Mineta also said his department would coordinate with the Department of Homeland Security on a variety of aviation safety assignments outlined in the sweeping overhaul of the U.S. intelligence system approved by the House and Senate and awaiting Bush’s signature. Mineta has responsibility for 60,000 employees and a $57 billion budget, including the Federal Aviation Administration.

“We will be working from an operational safety perspective with (the Department of Homeland Security) on this,” Mineta said, without going into detail.

The assignments include screening all individuals with access to secure areas of airports against the governmentwide terrorist watch list and having the FAA conduct “airworthiness and safety certification” of any anti-missile defense systems adapted for use on the nation’s more than 6,800 commercial aircraft.

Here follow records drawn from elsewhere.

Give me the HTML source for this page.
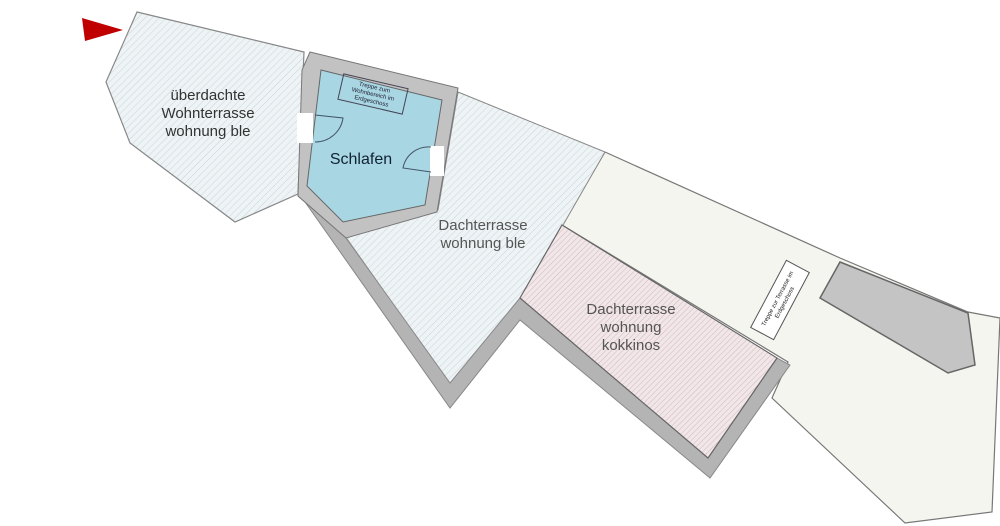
<!DOCTYPE html>
<html><head><meta charset="utf-8"><style>body{margin:0;background:#fff}svg{display:block}</style></head><body>
<svg width="1000" height="526" viewBox="0 0 1000 526" xmlns="http://www.w3.org/2000/svg" font-family="'Liberation Sans',sans-serif">
<defs>
<pattern id="hb" width="5" height="5" patternUnits="userSpaceOnUse" patternTransform="rotate(45)"><rect width="5" height="5" fill="#eef3f5"/><line x1="0" y1="0" x2="0" y2="5" stroke="#c9d5da" stroke-width="1"/></pattern>
<pattern id="hp" width="4" height="4" patternUnits="userSpaceOnUse" patternTransform="rotate(45)"><rect width="4" height="4" fill="#f1e6e8"/><line x1="0" y1="0" x2="0" y2="4" stroke="#d2b9bd" stroke-width="1"/></pattern>
</defs>
<polygon points="82,18 123,30 85,41" fill="#c00000"/>
<polygon points="605,152 840,258 968,312 1000,318 992,512 905,523 772,398 788,362 562,225" fill="#f5f5ef" stroke="#777" stroke-width="1.2"/>
<polygon points="840,262 968,313 975,365 948,373 820,298" fill="#c4c4c4" stroke="#666" stroke-width="1.5"/>
<polygon points="137,12 304,52 298,194 235,222 130,143 106,82" fill="url(#hb)" stroke="#888" stroke-width="1.2"/>
<polygon points="458,92 605,152 520,300 450,385 345,236 438,210" fill="url(#hb)" stroke="#888" stroke-width="1"/>
<polygon points="298,192 450,408 520,320 710,478 790,365 777,358 708,458 520,298 450,383 346,238 298,196" fill="#b4b4b4" stroke="#888" stroke-width="1"/>
<polygon points="562,225 777,358 708,458 520,298" fill="url(#hp)" stroke="#666" stroke-width="1.2"/>
<polygon points="310,52 458,88 437,212 346,238 298,196 302,70" fill="#c2c2c2" stroke="#777" stroke-width="1"/>
<polygon points="321,70 442,100 425,205 343,222 307,186" fill="#a8d6e3" stroke="#666" stroke-width="1"/>
<rect x="297" y="113" width="16" height="30" fill="#fff"/>
<rect x="430" y="146" width="14" height="30" fill="#fff"/>
<path d="M315,115 L343,118 A28,28 0 0 1 315,142" fill="none" stroke="#456" stroke-width="1"/>
<path d="M431,147 A26,26 0 0 0 403,168 L431,172" fill="none" stroke="#456" stroke-width="1"/>
<g transform="translate(373,94) rotate(13)"><rect x="-33" y="-13" width="66" height="26" fill="none" stroke="#445" stroke-width="1"/>
<text font-size="6" text-anchor="middle" fill="#223"><tspan x="0" y="-5">Treppe zum</tspan><tspan x="0" y="2">Wohnbereich im</tspan><tspan x="0" y="9">Erdgeschoss</tspan></text></g>
<g transform="translate(780,300) rotate(-62)"><rect x="-38" y="-13" width="76" height="26" fill="#fff" stroke="#555" stroke-width="1"/>
<text font-size="6" text-anchor="middle" fill="#222"><tspan x="0" y="-1">Treppe zur Terrasse im</tspan><tspan x="0" y="7">Erdgeschoss</tspan></text></g>
<g font-size="15" fill="#333" text-anchor="middle">
<text x="208" y="100">überdachte</text><text x="208" y="118">Wohnterrasse</text><text x="208" y="136">wohnung ble</text>
<text x="361" y="164" font-size="16" fill="#123">Schlafen</text>
<text x="483" y="230" fill="#555">Dachterrasse</text><text x="483" y="248" fill="#555">wohnung ble</text>
<text x="631" y="314" fill="#555">Dachterrasse</text><text x="631" y="332" fill="#555">wohnung</text><text x="631" y="350" fill="#555">kokkinos</text>
</g>
</svg>
</body></html>
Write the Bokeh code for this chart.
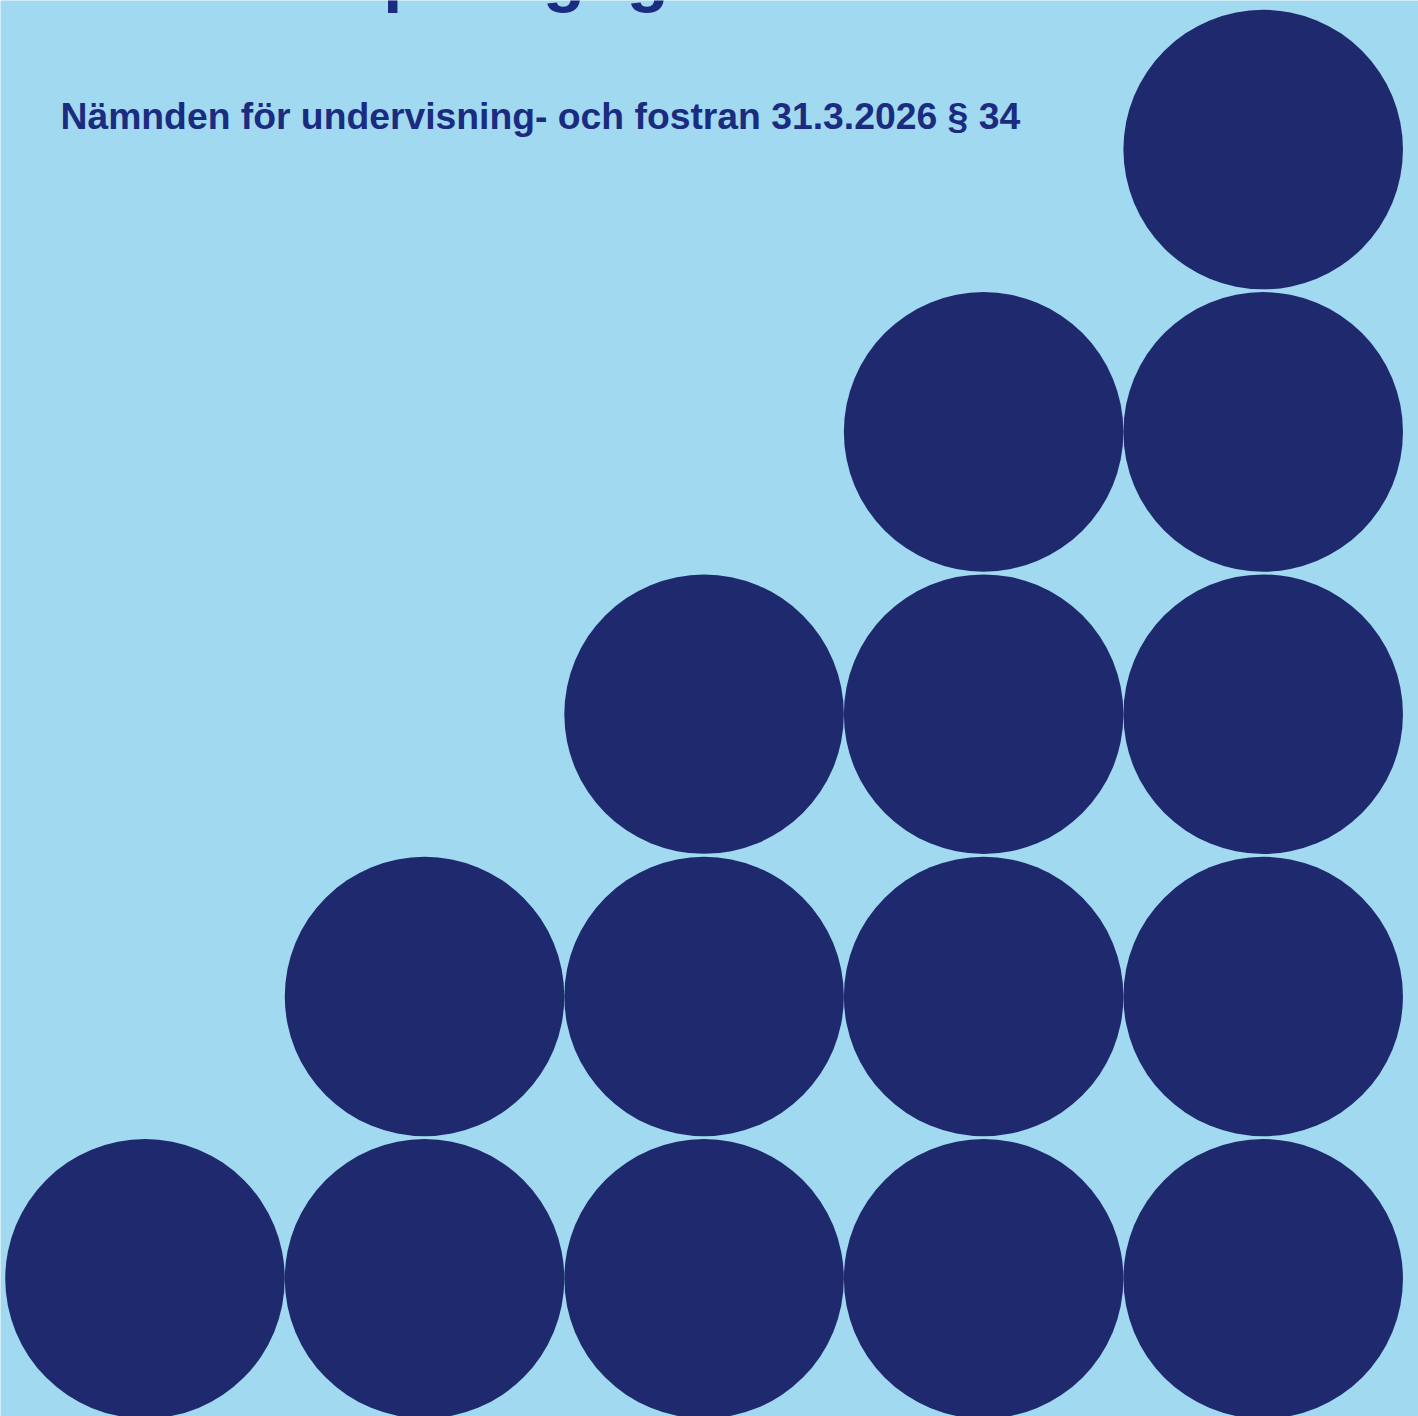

White House spokesman Scott McClellan on Thursday announced Bush’s decision to keep Mineta and three other Cabinet secretaries for the second- term Cabinet, including Interior Secretary Gale Norton, Labor Secretary Elaine Chao and Housing and Urban Development Secretary Alphonso Jackson.

Bush also announced his selection of former GOP Chairman Jim Nicholson to replace Veterans Affairs Secretary Anthony Principi, who resigned Wednesday.

The latest Cabinet announcements showed Bush had carried out one of the most sweeping Cabinet overhauls of a second-term president in generations, replacing nine of the 15 members of his first-term Cabinet.

Bush has announced replacements for most of the posts, all of whom are expected to win easy confirmation by the Republican-led Senate in January. Mineta, so far, remains the only Democrat in the Cabinet. He served as commerce secretary in the Cabinet of President Bill Clinton.